Sometimes I feel like I'm always wearing my marketing hat. I watch TV and comment on commercials and their cohesion with the brand. I receive a sales and marketing email and critic the message. I go to a website and wonder how it could be more user friendly. I go on Twitter looking for help after a company offers terrible phone support and am irritated at their lack of presence in the social media realm. I'm always wearing my marketing hat. If you're like me, you probably are always wearing your hat too, whether it's marketing, customer service, HR, sales, the list goes on. I went to Red Robin Friday night for dinner. We were seated in the first booth by the front - right by the kitchen which gave us great access to fresh bottomless fries. It was already loud and hard to hear the conversation with my table partners, but that's to be expected on a busy night, right? Then, out of no where, the manager starts blowing up balloons right next to us!

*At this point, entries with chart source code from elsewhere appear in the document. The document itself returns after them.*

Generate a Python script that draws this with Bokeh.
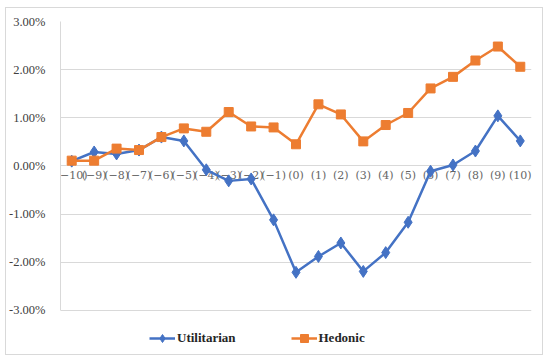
from bokeh.plotting import figure
from bokeh.models import Range1d, FixedTicker, PrintfTickFormatter, Legend, LegendItem, ColumnDataSource
from bokeh.core.properties import value
from bokeh.embed import file_html
from bokeh.resources import INLINE

categories = ["(\u221210)", "(\u22129)", "(\u22128)", "(\u22127)", "(\u22126)", "(\u22125)", "(\u22124)",
              "(\u22123)", "(\u22122)", "(\u22121)", "(0)", "(1)", "(2)", "(3)", "(4)", "(5)",
              "(6)", "(7)", "(8)", "(9)", "(10)"]
utilitarian = [0.10, 0.29, 0.25, 0.33, 0.60, 0.52, -0.08, -0.31, -0.27, -1.12, -2.21,
               -1.88, -1.60, -2.19, -1.80, -1.17, -0.11, 0.02, 0.31, 1.04, 0.52]
hedonic = [0.11, 0.11, 0.36, 0.33, 0.60, 0.78, 0.71, 1.12, 0.82, 0.80, 0.45,
           1.28, 1.07, 0.51, 0.85, 1.10, 1.61, 1.85, 2.19, 2.48, 2.06]
y_ticks = [-3, -2, -1, 0, 1, 2, 3]

xs = list(range(len(categories)))
src = ColumnDataSource(dict(x=xs, u=utilitarian, h=hedonic, lab=categories, zero=[0] * len(xs)))

p = figure(width=538, height=348, output_backend="svg", toolbar_location=None,
           x_range=Range1d(-0.5, len(xs) - 0.5), y_range=Range1d(-3.833, 3),
           min_border_left=53, min_border_right=13, min_border_top=13, min_border_bottom=6,
           margin=(7, 0, 0, 5), styles={"border": "1px solid #d9d9d9"})
p.outline_line_color = None
p.xaxis.visible = False
p.xgrid.visible = False
p.ygrid.grid_line_color = "#d9d9d9"
p.ygrid.grid_line_width = 1
p.yaxis.ticker = FixedTicker(ticks=y_ticks)
p.yaxis.bounds = (-3, 3)
p.yaxis.formatter = PrintfTickFormatter(format="%.2f%%")
p.yaxis.axis_line_color = "#d9d9d9"
p.yaxis.major_tick_line_color = None
p.yaxis.minor_tick_line_color = None
p.yaxis.major_label_text_font = "Liberation Serif"
p.yaxis.major_label_text_font_size = "12.5px"
p.yaxis.major_label_text_color = "#404040"
p.yaxis.major_label_standoff = 9

p.text(x="x", y="zero", text="lab", source=src, text_font=value("DejaVu Serif"),
       text_font_size="11px", text_color="#666666", text_align="center",
       text_baseline="middle", y_offset=10)

blue = "#4472C4"
orange = "#ED7D31"
lu = p.line("x", "u", source=src, line_color=blue, line_width=2.5)
mu = p.scatter("x", "u", source=src, marker="diamond", size=12, fill_color=blue, line_color=blue)
lh = p.line("x", "h", source=src, line_color=orange, line_width=2.5)
mh = p.scatter("x", "h", source=src, marker="square", size=9, fill_color=orange, line_color=orange)

legend = Legend(items=[LegendItem(label="Utilitarian", renderers=[lu, mu]),
                       LegendItem(label="Hedonic", renderers=[lh, mh])],
                orientation="horizontal", location=(89, 2), spacing=55, glyph_width=26,
                label_text_font="Liberation Serif", label_text_font_style="bold",
                label_text_font_size="13px", label_text_color="#262626",
                border_line_color=None, background_fill_alpha=0, margin=0, padding=4, label_standoff=2)
p.add_layout(legend, "center")

open("out.html", "w").write(file_html(p, INLINE))
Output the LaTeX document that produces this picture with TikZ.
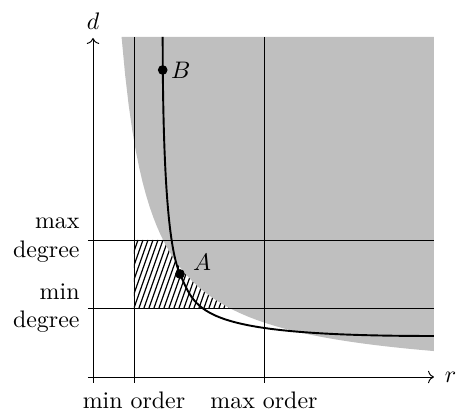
\documentclass[tikz,border=0pt]{standalone}
\usepackage{amsmath}
\usetikzlibrary{arrows.meta, positioning, calc}

\begin{document}
\begin{tikzpicture}[x=0.147cm, y=0.147cm]

    % Define variables/coordinates
    \def\Rmin{4.1}
    \def\Rmax{17.1}
    \def\Dmin{6.9}
    \def\Dmax{13.7}
    \def\Top{34}
    \def\Right{34.1}

    \useasboundingbox (-9.3,-3.8) rectangle (36.3,37.7);

    % Hatched region between the bounds
    \begin{scope}
        \clip (\Rmin,\Dmin) rectangle (15,\Dmax);
        \foreach \i in {0,...,30}
            \draw[line width=0.5pt] ({\Rmin-3+0.5*\i},\Dmin) -- ++(2.4,6.8);
    \end{scope}

    % Gray region
    \fill[gray!50] (2.86,\Top) -- plot[domain=2.86:\Right, samples=90] (\x, {98/\x-0.28}) -- (\Right,\Top) -- cycle;

    % Order and degree bounds
    \draw (\Rmin,-0.6) node[below] (minord) {min order} -- (\Rmin,\Top);
    \draw (\Rmax,-0.6) node[below] (maxord) {max order} -- (\Rmax,\Top);
    \draw (-0.5,\Dmax) node[left, align=right] (maxdeg) {max\\degree} -- (\Right,\Dmax);
    \draw (-0.5,\Dmin) node[left, align=right] (mindeg) {min\\degree} -- (\Right,\Dmin);

    % Draw axes
    \draw[->] (0,-0.6) -- (0,33.9) node[above] (dlabel) {$d$};
    \draw[->] (-0.5,0) -- (\Right,0) node[right, xshift=1pt] (rlabel) {$r$};

    % Curve through B and A
    \coordinate (B) at (6.97,30.7);
    \coordinate (A) at (8.7,10.3);
    \draw[thick] (6.97,\Top) .. controls (6.97,17) and (7.9,12.1) .. (A)
        .. controls (10.4,6.5) and (10.5,4.1) .. (\Right,4.1);

    \filldraw (B) circle (1.8pt) node[right] (Blabel) {$B$};
    \filldraw (A) circle (1.8pt) node[above right, xshift=2pt, yshift=-2pt] (Alabel) {$A$};

\end{tikzpicture}
\end{document}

We could no longer hear ourselves think, let alone have a conversation. I began looking for their feedback form on the table. I told you - I am always wearing my marketing hat. I wanted to give feedback because maybe they never thought blowing up balloons could be such an interruption (I'm always willing to give business the benefit of the doubt until they prove otherwise).
No customer feedback form on the table. I go to Red Robin a lot, and on occasion I've filled out the customer survey they leave on the table. I have always appreciated how easy it is to tell them they've done a good or bad job. Their feedback form was always easy to leave comments on - not just answer scale questions about my customer satisfaction. But there was no feedback form.
I began thinking, do organizations make it easy for customer to provide feedback?
At the end of the meal, the check came with an invitation to complete a customer satisfaction survey online. While I am a big supporter of using online survey tools to collect feedback, I was a little disappointed in their questionnaire. There was no real place for me to add additional comments like on the feedback form on the table, how were they ever going to hear my plea? So my point is two fold: 1. make it easy for customer to give you feedback on their experience and your service or product; 2. make sure you don't limit their responses on a client survey so the organization cannot see the whole picture. When your organization makes the switch from paper surveys to web based surveys, make sure you don't lose a critical part of your current process.